:: REQUEST ::
Write out the listing below exactly, and omit any images you find in it.

:: PROVIDED MATERIAL ::

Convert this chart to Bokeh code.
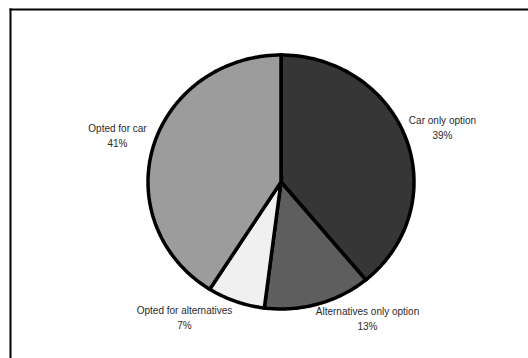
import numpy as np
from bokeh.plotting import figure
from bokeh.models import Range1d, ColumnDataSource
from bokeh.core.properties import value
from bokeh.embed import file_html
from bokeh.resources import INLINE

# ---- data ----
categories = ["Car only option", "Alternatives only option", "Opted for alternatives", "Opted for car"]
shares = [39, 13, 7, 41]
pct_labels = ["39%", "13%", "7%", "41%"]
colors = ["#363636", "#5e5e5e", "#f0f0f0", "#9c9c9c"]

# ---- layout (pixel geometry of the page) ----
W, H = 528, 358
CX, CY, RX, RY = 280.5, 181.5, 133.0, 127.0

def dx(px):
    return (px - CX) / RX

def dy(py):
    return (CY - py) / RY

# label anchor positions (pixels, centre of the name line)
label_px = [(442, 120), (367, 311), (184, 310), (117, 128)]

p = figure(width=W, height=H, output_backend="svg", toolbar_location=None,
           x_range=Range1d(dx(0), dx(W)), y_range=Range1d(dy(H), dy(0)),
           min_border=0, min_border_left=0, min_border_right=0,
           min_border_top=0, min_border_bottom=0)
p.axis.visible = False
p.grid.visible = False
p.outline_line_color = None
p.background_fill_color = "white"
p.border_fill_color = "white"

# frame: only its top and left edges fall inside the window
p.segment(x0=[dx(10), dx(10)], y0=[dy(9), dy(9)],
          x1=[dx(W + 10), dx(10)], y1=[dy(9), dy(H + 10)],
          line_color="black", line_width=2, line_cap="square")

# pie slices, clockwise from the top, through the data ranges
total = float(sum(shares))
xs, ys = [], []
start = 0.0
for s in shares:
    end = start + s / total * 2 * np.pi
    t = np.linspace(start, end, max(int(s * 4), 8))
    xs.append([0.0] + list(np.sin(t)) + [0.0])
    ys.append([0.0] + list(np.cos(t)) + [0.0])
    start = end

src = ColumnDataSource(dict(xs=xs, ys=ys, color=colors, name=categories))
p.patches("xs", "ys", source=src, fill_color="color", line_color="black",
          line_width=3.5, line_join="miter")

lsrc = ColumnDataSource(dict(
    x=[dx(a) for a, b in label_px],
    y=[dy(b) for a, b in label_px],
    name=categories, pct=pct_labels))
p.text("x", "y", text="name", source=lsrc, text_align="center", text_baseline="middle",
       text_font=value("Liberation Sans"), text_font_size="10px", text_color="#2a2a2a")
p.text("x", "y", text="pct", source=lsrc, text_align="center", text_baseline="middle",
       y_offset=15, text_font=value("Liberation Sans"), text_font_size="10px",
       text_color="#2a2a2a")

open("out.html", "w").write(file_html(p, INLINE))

:: TASK RESULT ::
Convert this chart to Bokeh code.
import numpy as np
from bokeh.plotting import figure
from bokeh.models import Range1d, ColumnDataSource
from bokeh.core.properties import value
from bokeh.embed import file_html
from bokeh.resources import INLINE

# ---- data ----
categories = ["Car only option", "Alternatives only option", "Opted for alternatives", "Opted for car"]
shares = [39, 13, 7, 41]
pct_labels = ["39%", "13%", "7%", "41%"]
colors = ["#363636", "#5e5e5e", "#f0f0f0", "#9c9c9c"]

# ---- layout (pixel geometry of the page) ----
W, H = 528, 358
CX, CY, RX, RY = 280.5, 181.5, 133.0, 127.0

def dx(px):
    return (px - CX) / RX

def dy(py):
    return (CY - py) / RY

# label anchor positions (pixels, centre of the name line)
label_px = [(442, 120), (367, 311), (184, 310), (117, 128)]

p = figure(width=W, height=H, output_backend="svg", toolbar_location=None,
           x_range=Range1d(dx(0), dx(W)), y_range=Range1d(dy(H), dy(0)),
           min_border=0, min_border_left=0, min_border_right=0,
           min_border_top=0, min_border_bottom=0)
p.axis.visible = False
p.grid.visible = False
p.outline_line_color = None
p.background_fill_color = "white"
p.border_fill_color = "white"

# frame: only its top and left edges fall inside the window
p.segment(x0=[dx(10), dx(10)], y0=[dy(9), dy(9)],
          x1=[dx(W + 10), dx(10)], y1=[dy(9), dy(H + 10)],
          line_color="black", line_width=2, line_cap="square")

# pie slices, clockwise from the top, through the data ranges
total = float(sum(shares))
xs, ys = [], []
start = 0.0
for s in shares:
    end = start + s / total * 2 * np.pi
    t = np.linspace(start, end, max(int(s * 4), 8))
    xs.append([0.0] + list(np.sin(t)) + [0.0])
    ys.append([0.0] + list(np.cos(t)) + [0.0])
    start = end

src = ColumnDataSource(dict(xs=xs, ys=ys, color=colors, name=categories))
p.patches("xs", "ys", source=src, fill_color="color", line_color="black",
          line_width=3.5, line_join="miter")

lsrc = ColumnDataSource(dict(
    x=[dx(a) for a, b in label_px],
    y=[dy(b) for a, b in label_px],
    name=categories, pct=pct_labels))
p.text("x", "y", text="name", source=lsrc, text_align="center", text_baseline="middle",
       text_font=value("Liberation Sans"), text_font_size="10px", text_color="#2a2a2a")
p.text("x", "y", text="pct", source=lsrc, text_align="center", text_baseline="middle",
       y_offset=15, text_font=value("Liberation Sans"), text_font_size="10px",
       text_color="#2a2a2a")

open("out.html", "w").write(file_html(p, INLINE))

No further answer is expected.